Identitas Buku
- Penulis : Agustinus Wibowo
- Ukuran : 13,5 x 20 cm
- Tebal Buku : 468 halaman
- Penerbit : Penerbit Gramedia Utama
- ISBN : 978-979-22-7463-9
- Harga : Rp. 115.000,-
- Kategori : Non-Fiction, Journey, Traveling
(Ikhtisar Buku) Impian dan Kebanggaan dari Negeri Perang Afghanistan
Afghanistan. Tanpa disadari, nama negara tersebut sudah familiar kita dengar. Tentu informasi yang berkaitan dengan Afghanistan tak jauh-jauh dari peperangan, bom meledak, dan rasa aman yang berdampingan dengan ketakukan atas ancaman keselamatan diri. menarik jauh benang sejarah masa lampau. Afghanistan adalah negara yang penuh sejarah tinggi. berbagai peninggalannya menjadi bukti masa lampau di negara ini pernah tercipta kehidupan yang mengagumkan. Peninggalan-peninggalan masa lampau Sebagian besar kontras dengan cerita ataupun catatan yang pernah ada. Sebagian kecil bangunan peninggalan masa lampau masih terawat, sisanya hilang dan rusak tergerus tangan-tangan manusia.
Agustinus Wibowo membawa kita pada dimensi yang lain tentang Afghanistan.
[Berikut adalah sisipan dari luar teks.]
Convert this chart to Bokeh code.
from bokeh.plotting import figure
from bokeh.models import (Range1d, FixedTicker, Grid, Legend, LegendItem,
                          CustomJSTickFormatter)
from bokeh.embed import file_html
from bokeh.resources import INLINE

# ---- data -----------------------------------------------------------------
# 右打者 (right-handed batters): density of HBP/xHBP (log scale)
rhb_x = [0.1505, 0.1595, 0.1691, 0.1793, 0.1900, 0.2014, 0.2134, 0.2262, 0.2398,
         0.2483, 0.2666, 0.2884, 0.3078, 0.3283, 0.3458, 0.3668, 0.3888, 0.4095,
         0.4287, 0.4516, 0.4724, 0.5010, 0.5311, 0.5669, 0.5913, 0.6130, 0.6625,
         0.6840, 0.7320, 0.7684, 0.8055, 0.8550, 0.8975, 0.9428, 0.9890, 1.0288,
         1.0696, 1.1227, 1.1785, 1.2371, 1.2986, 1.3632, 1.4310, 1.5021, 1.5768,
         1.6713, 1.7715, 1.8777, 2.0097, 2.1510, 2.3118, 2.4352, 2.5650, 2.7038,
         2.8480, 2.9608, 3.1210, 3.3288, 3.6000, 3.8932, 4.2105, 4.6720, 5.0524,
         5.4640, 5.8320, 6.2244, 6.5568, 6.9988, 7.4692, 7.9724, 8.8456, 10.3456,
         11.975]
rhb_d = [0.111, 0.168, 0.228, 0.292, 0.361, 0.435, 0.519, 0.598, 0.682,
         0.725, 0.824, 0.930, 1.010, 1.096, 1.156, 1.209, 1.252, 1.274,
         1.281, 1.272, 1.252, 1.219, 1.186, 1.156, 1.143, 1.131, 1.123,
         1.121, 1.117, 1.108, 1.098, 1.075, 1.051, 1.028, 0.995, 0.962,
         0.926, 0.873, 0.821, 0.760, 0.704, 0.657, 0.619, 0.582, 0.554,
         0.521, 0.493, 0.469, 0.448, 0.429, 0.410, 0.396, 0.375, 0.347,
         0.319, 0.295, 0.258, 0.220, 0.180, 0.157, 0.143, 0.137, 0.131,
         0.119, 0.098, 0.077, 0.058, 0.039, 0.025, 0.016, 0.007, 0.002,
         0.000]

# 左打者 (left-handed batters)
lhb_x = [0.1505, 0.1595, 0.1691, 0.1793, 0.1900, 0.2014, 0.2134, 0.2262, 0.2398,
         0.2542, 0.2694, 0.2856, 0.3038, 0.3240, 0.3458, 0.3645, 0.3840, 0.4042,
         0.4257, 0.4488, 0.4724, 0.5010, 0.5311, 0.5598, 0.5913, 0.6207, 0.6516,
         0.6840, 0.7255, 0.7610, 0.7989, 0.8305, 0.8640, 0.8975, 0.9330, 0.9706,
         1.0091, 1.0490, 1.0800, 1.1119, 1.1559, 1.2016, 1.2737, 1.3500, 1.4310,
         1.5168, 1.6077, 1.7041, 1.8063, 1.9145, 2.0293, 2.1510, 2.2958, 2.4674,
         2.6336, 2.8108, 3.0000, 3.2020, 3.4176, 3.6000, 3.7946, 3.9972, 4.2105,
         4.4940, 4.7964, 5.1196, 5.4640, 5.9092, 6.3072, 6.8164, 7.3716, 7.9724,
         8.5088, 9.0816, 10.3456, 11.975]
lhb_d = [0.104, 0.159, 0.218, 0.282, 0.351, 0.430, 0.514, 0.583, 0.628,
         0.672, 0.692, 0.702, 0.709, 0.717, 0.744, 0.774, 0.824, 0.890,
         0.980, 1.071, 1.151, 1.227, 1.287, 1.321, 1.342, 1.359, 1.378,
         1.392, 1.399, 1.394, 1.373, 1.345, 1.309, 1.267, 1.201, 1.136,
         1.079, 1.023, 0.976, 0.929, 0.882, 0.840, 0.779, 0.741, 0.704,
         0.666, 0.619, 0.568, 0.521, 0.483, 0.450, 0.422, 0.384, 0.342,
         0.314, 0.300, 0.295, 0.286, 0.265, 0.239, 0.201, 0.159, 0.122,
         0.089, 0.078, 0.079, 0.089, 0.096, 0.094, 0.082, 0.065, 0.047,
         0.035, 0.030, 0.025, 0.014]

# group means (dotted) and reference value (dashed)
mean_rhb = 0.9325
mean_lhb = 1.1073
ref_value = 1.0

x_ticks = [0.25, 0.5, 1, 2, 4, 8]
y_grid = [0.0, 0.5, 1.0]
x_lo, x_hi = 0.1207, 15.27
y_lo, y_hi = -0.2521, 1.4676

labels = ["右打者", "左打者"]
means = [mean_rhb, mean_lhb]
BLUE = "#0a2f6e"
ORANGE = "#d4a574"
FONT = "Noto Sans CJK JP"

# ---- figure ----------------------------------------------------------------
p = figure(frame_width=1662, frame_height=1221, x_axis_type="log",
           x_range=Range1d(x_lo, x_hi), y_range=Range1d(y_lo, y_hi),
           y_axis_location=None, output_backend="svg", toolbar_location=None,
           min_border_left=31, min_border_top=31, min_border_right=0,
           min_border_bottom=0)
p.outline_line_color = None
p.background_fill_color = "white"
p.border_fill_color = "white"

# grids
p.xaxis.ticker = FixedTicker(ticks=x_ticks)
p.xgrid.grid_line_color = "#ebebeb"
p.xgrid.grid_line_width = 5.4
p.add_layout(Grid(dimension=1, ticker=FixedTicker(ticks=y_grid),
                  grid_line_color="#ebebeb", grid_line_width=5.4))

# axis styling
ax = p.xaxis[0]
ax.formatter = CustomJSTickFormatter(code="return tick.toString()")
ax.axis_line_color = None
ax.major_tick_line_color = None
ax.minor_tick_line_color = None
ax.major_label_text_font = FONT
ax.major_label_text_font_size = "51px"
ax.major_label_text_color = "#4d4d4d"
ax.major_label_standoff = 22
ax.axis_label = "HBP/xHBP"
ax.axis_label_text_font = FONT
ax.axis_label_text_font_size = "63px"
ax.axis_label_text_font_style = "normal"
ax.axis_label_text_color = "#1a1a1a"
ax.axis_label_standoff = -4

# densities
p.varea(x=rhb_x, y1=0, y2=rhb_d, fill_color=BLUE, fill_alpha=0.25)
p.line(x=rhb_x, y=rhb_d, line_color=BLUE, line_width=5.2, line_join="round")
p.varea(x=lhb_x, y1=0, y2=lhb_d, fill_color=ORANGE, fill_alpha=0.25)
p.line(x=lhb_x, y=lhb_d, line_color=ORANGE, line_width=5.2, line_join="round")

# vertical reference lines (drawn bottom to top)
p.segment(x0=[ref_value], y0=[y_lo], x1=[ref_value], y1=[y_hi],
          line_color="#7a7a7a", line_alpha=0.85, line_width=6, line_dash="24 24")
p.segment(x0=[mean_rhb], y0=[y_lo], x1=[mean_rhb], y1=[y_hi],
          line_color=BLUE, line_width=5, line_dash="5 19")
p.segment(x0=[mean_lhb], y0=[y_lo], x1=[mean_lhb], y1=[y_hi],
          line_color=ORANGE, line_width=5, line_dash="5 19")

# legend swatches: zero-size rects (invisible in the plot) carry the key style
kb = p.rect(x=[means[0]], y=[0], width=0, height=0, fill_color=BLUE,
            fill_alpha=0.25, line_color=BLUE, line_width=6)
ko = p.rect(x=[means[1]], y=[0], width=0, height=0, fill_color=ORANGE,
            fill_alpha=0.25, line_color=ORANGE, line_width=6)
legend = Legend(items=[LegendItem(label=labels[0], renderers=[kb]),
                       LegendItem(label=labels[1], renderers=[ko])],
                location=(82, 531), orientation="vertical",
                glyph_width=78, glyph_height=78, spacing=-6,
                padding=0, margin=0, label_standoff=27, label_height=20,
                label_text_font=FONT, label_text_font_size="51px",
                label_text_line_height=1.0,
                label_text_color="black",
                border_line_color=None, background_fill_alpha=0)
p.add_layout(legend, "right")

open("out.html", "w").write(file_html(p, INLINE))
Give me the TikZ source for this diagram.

Tak menonjolkan cerita perang, catatan perjalanannya mengulas sudut pandang berbeda tentang kehidupan masyarakat Afghanistan. Di buku Selimut Debu, kita diajak membayangkan tempat yang bernama Bamiyam. Konon di sini pernah ada patung Buddha yang berukuran raksasa. Hanya saja, konflik di Afghanistan membuat peninggalan sejarah tersebut hancur. Tinggal puing-puingnya saja.
Sisa-sisa perang di Bamiyam jauh lebih menonjol, berbagai kendaraan perang, longsongan peluru, hingga tebing-tebing gua penuh bekas tembakan yang dominan. Pada masa peperangan, bamiyam adalah ladang ranjau. Sampai sekarang kita tidak tahu masih ada berapa banyak ranjau yang tersebar. Melangkah lebih jauh, Agustinus Wibowo mengajak kita memasuki dimensi yang lain, turut senam jantung kala dia menulis pengalaman di Kandahar. Suatu tempat yang paling menakutkan di Afghanistan karena ancaman nyawa melayang hanya sejengkal saja. Atau bagaimana kita turut membayangkan perjalanan Agustinus menuju daerah tertentu yang jaraknya ratusan kilometer menaiki kendaraan tua. Melintasi aliran sungai dalam, hawa dingin rasanya membeku, atau malah melintasi barisan gunung nan gersang tanpa ada kehidupan. Perjalanan yang panjang membutuhkan waktu berhari-hari untuk melintasinya.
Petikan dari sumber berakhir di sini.